--- WHAT THE EXERCISE ASKS ---
Only the span from the line containing "Give me the Plotly source for this chart." down to the line containing "import plotly.graph_objects as go" is to be printed, exactly and inclusively, with pictures omitted.

####

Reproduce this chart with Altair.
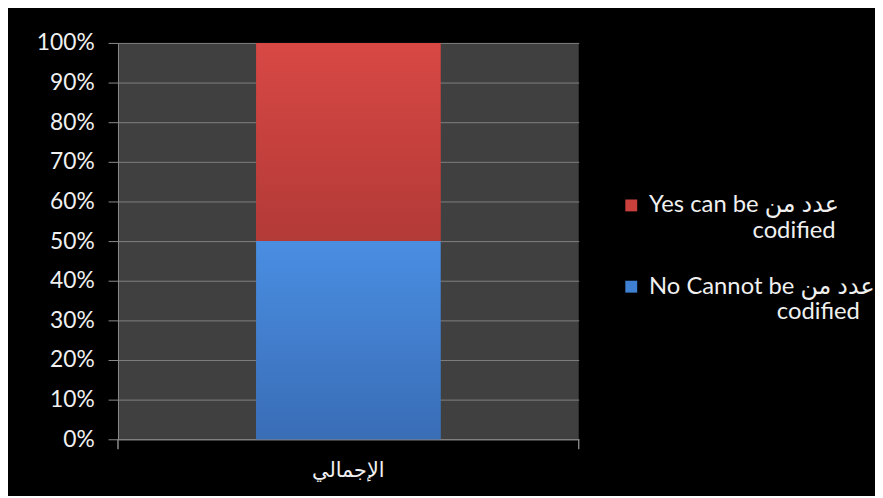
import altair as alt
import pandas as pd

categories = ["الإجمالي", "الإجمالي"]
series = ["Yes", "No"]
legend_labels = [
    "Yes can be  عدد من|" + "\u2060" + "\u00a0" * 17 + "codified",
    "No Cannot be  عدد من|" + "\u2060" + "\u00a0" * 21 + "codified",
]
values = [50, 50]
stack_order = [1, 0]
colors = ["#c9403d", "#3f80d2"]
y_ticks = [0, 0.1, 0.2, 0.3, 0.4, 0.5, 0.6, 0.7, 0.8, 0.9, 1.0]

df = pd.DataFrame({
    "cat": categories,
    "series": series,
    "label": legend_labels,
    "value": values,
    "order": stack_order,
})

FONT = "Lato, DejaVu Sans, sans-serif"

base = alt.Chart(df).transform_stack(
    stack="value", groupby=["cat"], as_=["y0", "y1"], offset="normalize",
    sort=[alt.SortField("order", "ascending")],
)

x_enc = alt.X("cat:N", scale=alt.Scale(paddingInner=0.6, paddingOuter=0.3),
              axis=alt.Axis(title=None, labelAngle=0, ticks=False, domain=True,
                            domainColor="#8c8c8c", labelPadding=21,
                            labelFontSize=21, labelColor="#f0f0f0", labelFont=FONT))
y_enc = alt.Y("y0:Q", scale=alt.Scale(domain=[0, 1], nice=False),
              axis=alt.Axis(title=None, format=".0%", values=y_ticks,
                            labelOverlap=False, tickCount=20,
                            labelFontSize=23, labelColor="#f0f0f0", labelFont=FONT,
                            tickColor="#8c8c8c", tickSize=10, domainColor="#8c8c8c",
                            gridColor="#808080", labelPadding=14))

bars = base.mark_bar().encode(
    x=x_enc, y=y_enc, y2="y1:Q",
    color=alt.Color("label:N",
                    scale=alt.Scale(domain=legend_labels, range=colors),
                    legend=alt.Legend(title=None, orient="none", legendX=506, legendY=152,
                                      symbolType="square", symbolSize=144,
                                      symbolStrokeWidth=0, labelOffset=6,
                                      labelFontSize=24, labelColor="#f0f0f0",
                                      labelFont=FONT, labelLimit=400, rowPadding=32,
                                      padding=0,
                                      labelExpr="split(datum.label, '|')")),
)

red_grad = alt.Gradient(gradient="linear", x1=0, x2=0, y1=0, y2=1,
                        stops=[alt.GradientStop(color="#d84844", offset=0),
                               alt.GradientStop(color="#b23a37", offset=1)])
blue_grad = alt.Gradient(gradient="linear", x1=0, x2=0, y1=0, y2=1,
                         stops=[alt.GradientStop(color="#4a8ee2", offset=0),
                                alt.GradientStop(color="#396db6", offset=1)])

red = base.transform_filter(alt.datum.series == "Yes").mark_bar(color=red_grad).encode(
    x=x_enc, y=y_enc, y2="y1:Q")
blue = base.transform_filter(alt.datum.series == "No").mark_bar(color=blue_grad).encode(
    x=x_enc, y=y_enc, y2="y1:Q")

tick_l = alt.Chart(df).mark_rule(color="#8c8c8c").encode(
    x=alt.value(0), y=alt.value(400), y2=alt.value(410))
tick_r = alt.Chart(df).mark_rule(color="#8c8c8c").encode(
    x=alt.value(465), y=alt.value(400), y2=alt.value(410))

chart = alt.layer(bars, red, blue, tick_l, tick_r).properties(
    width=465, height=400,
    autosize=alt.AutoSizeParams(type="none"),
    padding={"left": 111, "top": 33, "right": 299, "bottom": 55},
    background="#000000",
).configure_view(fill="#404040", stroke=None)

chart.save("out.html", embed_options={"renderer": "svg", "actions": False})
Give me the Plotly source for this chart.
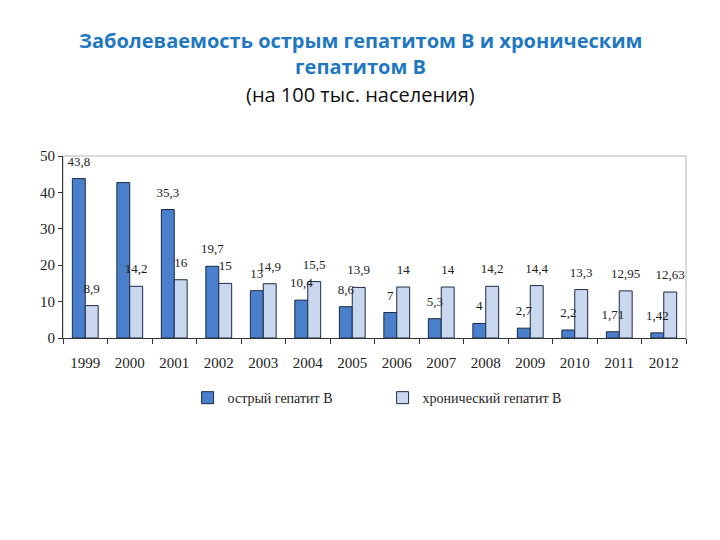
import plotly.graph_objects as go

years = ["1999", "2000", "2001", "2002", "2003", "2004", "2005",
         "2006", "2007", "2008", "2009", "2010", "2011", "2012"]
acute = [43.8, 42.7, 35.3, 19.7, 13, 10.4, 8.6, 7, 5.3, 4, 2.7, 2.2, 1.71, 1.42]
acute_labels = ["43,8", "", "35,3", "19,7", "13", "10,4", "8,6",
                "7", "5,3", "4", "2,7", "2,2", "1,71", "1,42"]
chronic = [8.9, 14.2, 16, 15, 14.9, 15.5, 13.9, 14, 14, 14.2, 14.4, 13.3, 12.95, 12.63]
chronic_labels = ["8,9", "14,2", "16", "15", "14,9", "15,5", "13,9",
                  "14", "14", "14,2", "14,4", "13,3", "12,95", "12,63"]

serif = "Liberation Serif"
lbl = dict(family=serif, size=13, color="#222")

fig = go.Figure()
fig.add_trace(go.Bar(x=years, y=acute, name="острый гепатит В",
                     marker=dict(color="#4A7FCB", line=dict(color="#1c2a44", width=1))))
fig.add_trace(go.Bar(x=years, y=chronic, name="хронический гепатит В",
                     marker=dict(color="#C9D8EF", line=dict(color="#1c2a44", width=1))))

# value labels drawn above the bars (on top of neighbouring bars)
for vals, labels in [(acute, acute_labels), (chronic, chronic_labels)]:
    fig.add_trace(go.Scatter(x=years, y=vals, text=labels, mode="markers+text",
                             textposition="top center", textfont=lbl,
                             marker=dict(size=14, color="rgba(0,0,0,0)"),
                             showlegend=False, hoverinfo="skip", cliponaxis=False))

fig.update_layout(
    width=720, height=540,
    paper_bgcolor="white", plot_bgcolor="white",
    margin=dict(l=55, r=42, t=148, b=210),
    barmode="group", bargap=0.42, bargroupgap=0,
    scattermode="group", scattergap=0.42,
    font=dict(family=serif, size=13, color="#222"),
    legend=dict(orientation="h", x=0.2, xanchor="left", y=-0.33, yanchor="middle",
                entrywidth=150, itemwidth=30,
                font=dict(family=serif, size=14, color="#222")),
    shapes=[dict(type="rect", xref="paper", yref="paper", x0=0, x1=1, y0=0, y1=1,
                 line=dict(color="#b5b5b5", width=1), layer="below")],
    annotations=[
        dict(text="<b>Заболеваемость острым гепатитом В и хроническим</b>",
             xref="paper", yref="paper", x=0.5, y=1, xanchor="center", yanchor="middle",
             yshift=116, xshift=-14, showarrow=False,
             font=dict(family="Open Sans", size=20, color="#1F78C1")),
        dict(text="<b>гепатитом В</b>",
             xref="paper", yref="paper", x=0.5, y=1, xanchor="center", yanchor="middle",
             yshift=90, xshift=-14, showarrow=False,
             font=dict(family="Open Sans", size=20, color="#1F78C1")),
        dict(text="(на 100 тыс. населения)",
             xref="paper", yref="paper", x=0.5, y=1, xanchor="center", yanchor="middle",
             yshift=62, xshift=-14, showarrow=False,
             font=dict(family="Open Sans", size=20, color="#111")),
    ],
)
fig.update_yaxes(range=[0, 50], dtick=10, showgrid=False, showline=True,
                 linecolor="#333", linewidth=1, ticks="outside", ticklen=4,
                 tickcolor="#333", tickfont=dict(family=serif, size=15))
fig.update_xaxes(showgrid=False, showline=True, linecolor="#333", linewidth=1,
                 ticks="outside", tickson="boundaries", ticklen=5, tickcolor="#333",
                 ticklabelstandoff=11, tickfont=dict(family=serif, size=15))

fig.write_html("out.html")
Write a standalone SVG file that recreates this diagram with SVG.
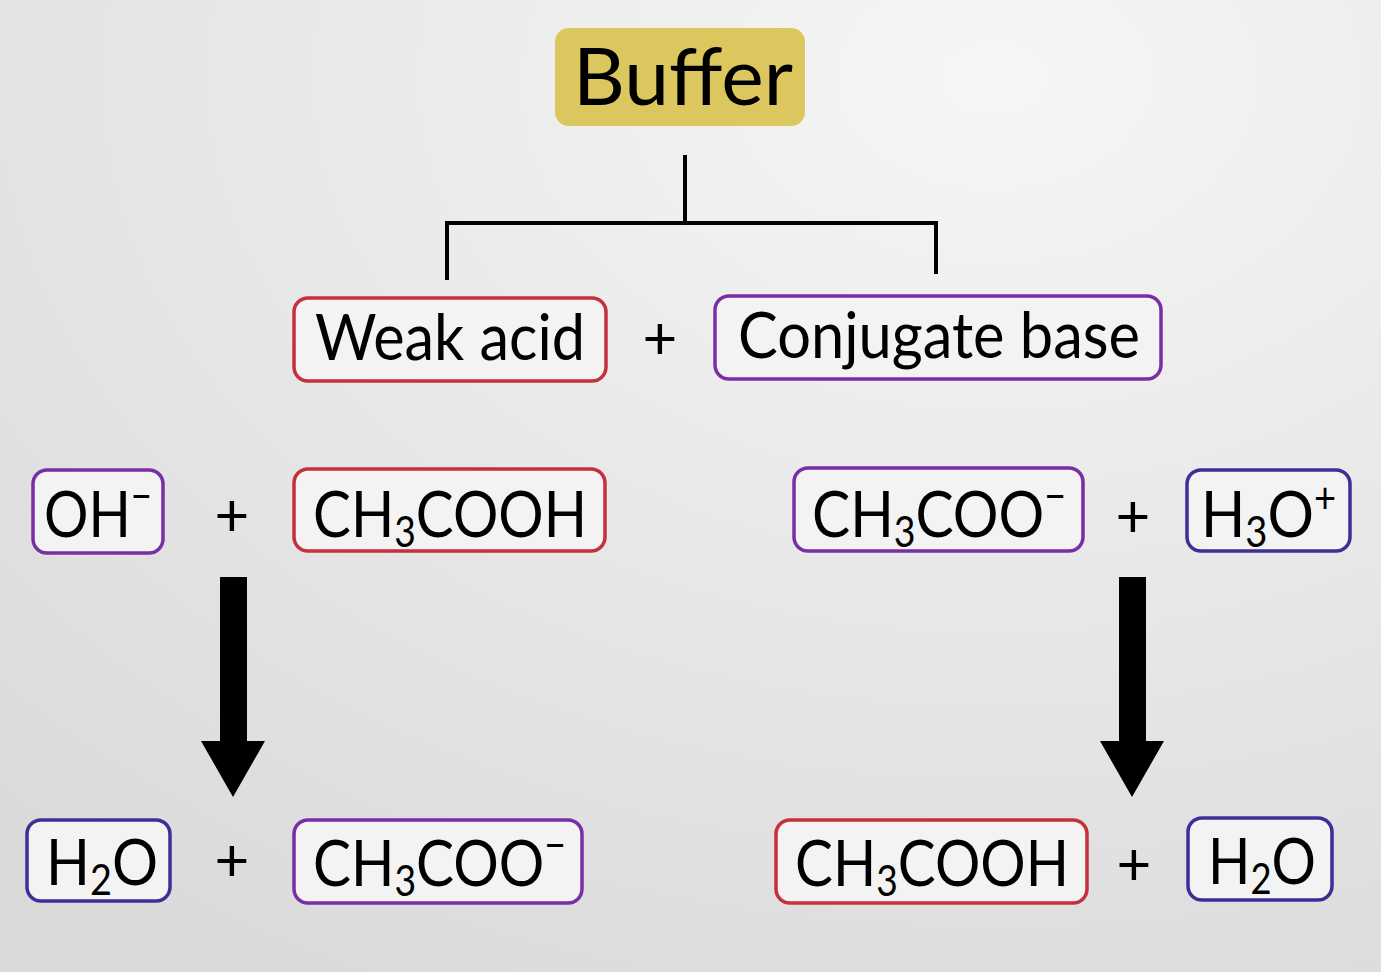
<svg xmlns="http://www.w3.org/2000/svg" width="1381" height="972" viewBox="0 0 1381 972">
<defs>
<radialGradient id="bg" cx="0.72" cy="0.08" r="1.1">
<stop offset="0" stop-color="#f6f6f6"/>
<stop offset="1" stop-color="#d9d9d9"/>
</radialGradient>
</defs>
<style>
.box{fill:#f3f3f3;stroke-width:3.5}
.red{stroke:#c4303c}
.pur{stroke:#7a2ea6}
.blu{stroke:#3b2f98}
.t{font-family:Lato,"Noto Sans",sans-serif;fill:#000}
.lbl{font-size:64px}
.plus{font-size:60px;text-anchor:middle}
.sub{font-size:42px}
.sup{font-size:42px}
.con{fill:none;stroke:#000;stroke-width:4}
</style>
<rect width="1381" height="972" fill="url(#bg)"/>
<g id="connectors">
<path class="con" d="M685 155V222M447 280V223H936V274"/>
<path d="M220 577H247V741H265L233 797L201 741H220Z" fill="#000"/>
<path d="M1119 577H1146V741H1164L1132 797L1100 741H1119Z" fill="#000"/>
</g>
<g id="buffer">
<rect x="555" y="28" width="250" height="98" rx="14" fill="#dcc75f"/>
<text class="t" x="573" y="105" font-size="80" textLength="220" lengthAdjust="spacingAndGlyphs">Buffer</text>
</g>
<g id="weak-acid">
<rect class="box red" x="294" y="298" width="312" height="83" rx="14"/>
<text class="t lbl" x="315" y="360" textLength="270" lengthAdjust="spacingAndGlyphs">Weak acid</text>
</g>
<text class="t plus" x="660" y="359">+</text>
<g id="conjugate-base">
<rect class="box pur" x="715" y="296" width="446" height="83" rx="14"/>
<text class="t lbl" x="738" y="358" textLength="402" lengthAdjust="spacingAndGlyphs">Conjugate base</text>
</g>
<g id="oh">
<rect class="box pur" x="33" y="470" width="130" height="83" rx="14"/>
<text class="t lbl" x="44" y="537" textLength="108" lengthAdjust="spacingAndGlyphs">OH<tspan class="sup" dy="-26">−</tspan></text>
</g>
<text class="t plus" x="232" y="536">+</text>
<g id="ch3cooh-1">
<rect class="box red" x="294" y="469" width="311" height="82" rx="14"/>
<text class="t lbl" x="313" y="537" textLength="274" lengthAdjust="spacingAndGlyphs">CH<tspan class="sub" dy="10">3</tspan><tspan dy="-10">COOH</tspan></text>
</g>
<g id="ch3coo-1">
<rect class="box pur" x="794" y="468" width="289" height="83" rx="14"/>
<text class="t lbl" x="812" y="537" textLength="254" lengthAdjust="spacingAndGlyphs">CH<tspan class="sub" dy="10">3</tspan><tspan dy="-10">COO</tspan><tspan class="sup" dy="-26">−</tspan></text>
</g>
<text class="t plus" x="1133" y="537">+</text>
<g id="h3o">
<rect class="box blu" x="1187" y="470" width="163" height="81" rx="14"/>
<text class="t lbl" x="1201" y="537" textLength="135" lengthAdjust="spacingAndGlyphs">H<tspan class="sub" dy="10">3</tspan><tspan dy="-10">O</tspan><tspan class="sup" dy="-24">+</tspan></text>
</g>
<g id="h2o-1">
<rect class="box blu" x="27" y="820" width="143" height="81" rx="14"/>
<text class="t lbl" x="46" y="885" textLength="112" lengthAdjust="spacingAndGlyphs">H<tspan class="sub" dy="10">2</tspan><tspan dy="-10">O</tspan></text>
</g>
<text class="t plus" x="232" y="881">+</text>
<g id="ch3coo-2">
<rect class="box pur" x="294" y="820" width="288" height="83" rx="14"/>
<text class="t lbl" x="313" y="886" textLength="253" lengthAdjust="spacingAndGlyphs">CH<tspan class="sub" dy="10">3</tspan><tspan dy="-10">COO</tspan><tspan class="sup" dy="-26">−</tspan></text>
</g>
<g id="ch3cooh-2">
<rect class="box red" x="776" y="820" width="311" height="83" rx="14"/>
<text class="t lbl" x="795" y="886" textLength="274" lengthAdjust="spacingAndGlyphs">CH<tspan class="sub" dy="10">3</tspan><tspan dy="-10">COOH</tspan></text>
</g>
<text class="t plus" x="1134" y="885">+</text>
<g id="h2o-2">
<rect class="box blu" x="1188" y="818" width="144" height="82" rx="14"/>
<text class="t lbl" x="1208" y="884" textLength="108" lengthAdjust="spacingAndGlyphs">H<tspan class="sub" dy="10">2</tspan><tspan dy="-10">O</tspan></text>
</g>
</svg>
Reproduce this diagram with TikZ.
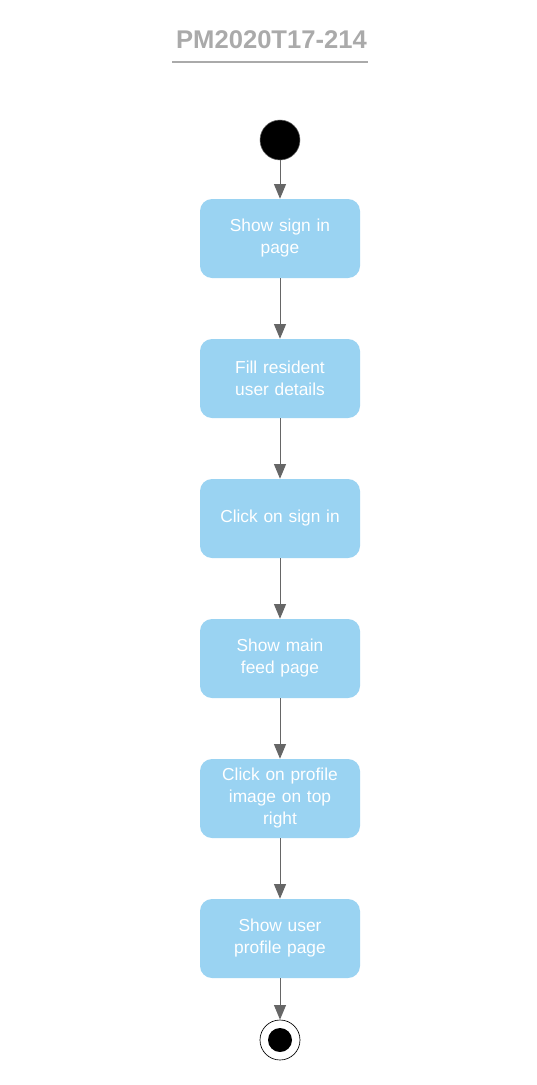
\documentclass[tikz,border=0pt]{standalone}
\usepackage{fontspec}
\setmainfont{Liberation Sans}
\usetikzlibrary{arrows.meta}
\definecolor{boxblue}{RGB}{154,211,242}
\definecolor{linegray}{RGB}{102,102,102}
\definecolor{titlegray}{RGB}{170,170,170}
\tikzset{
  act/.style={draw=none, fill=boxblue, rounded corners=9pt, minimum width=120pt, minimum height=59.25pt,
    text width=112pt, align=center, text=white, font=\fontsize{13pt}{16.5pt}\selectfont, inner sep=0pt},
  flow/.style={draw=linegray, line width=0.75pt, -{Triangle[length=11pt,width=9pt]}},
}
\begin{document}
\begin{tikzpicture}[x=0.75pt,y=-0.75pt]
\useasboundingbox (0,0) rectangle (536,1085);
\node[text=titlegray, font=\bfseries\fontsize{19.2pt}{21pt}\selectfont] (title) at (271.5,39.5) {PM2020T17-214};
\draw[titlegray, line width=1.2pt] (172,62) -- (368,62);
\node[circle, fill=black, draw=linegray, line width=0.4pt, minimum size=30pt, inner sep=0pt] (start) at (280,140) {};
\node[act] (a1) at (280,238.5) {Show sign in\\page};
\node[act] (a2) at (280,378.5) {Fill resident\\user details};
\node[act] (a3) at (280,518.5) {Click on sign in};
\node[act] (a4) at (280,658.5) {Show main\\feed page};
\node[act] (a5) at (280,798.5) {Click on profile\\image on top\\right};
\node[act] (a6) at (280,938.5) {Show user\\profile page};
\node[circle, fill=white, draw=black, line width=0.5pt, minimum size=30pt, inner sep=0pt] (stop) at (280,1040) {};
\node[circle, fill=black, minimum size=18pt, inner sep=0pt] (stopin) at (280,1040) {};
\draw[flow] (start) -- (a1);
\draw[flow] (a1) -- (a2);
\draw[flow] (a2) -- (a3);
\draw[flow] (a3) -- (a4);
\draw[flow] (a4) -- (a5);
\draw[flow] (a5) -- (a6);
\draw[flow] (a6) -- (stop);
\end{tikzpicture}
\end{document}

####

--- TASK SOLUTION ---
Give me the Plotly source for this chart.
import plotly.graph_objects as go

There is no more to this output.